Metals can form, or be part of, many different minerals. The number of metals (over 70 in the periodic table) and their compounds results in an enormous array of minerals. Iron, for instance, which is very abundant in nature, is found in over 1100 minerals*. The brilliant colours frequently associated with gems such as emerald, ruby and sapphire reflect the variety of metal-containing minerals. Chalcopyrite, an important copper-bearing mineral, is bright yellow, while the copper-phosphate mineral, turquoise, has a blue colour.
Minerals combine to become the rocks that make up our planet. Most rocks form considerably below the surface of the earth under the influence of pressure and heat. Geologic processes can cause them to move upward toward the surface. There, in the presence of oxygen and water, they break down, releasing elements - including metals - into solutions, and forming new minerals. This process, known as weathering, forms our soils. From soil, metals are taken up by plants and then by animals and humans in food.
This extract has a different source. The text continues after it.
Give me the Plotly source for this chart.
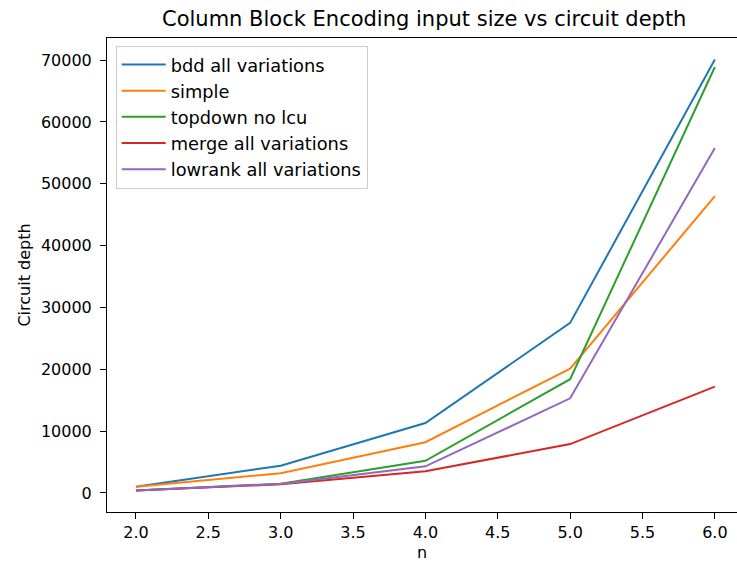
import plotly.graph_objects as go

n = [2, 3, 4, 5, 6]
bdd_all = [1000, 4400, 11300, 27500, 70100]
simple = [1000, 3200, 8200, 20100, 48000]
topdown_no_lcu = [400, 1500, 5200, 18400, 68900]
merge_all = [400, 1400, 3500, 7900, 17200]
lowrank_all = [400, 1450, 4300, 15300, 55800]

names = ["bdd all variations", "simple", "topdown no lcu", "merge all variations", "lowrank all variations"]
series = [bdd_all, simple, topdown_no_lcu, merge_all, lowrank_all]
colors = ["#1f77b4", "#ff7f0e", "#2ca02c", "#d62728", "#9467bd"]

fig = go.Figure()
for name, ys, c in zip(names, series, colors):
    fig.add_trace(go.Scatter(x=n, y=ys, mode="lines", name=name,
                             line=dict(color=c, width=2)))

font = dict(family="DejaVu Sans", size=16, color="black")
fig.update_layout(
    width=737, height=562,
    margin=dict(l=107, r=0, t=38, b=50),
    plot_bgcolor="white", paper_bgcolor="white",
    font=font,
    showlegend=True,
    legend=dict(x=(115.7 - 107) / 630, y=1 - (45.5 - 38) / 474, xanchor="left", yanchor="top",
                bgcolor="rgba(255,255,255,0.8)", bordercolor="#cccccc", borderwidth=1,
                font=dict(family="DejaVu Sans", size=17.8, color="black"),
                itemwidth=44),
    annotations=[dict(text="Column Block Encoding input size vs circuit depth",
                      xref="paper", yref="paper", x=(424 - 107) / 630, y=(512 - 19) / 474,
                      xanchor="center", yanchor="middle", showarrow=False,
                      font=dict(family="DejaVu Sans", size=21, color="black"))],
)
fig.update_xaxes(range=[1.8, 6.153], tickmode="linear", tick0=2, dtick=0.5, tickformat=".1f",
                 showgrid=False, zeroline=False, showline=True, linecolor="black", linewidth=1,
                 mirror=True, ticks="outside", ticklen=6, tickcolor="black",
                 tickfont=font, title=dict(text="n", standoff=6, font=font))
fig.update_yaxes(range=[-3085, 73585], tickmode="linear", tick0=0, dtick=10000, tickformat="d",
                 ticklabelstandoff=5,
                 showgrid=False, zeroline=False, showline=True, linecolor="black", linewidth=1,
                 ticks="outside", ticklen=6, tickcolor="black",
                 tickfont=font, title=dict(text="Circuit depth", standoff=6, font=font))
fig.write_html("out.html")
As soils are eroded, metal-bearing sediment is carried into streams and rivers, and eventually into the ocean. These sediments contribute to new rocks through ongoing geologic processes.
Metals are ubiquitous in nature, and their distribution in the earth depends on geologic processes that have taken place. Some processes may form minerals with high metal contents; rocks containing these minerals may be so enriched that they can be mined at a profit - becoming ore deposits. Rocks that contain lower enrichments are known simply as mineral deposits. The metal content of deposits can range from a few parts per million (ppm) to as much as 650,000 ppm (65%) in the case of some iron ores. Mining companies employ special technologies to extract metals from complex ores in the production of pure metals such as iron, aluminum, copper and gold.
While high concentrations of metals may lead to the formation of deposits, in many cases where the concentration of a metal is low, the metal may simply replace, or substitute for, another element in the crystal structure of common minerals. For example, rocks that make up the sea floor contain high concentrations of the metal magnesium, as well as smaller concentrations of nickel which substitute for some of the magnesium. Similarly, rocks that make up the continents can contain lead, which substitutes for the more abundant metallic element, potassium. This substitution phenomenon leads to the wide distribution of many metals at low concentrations throughout the rocks of the earth.
Natural geologic processes continue at a very slow pace to concentrate and disperse metals, forming large zones of elevated metal concentrations and constantly releasing metals into the environment. A full understanding of these natural processes and the resulting metal dispersion patterns is important in the discovery and recovery of metals and for determining the impact of metals in the environment.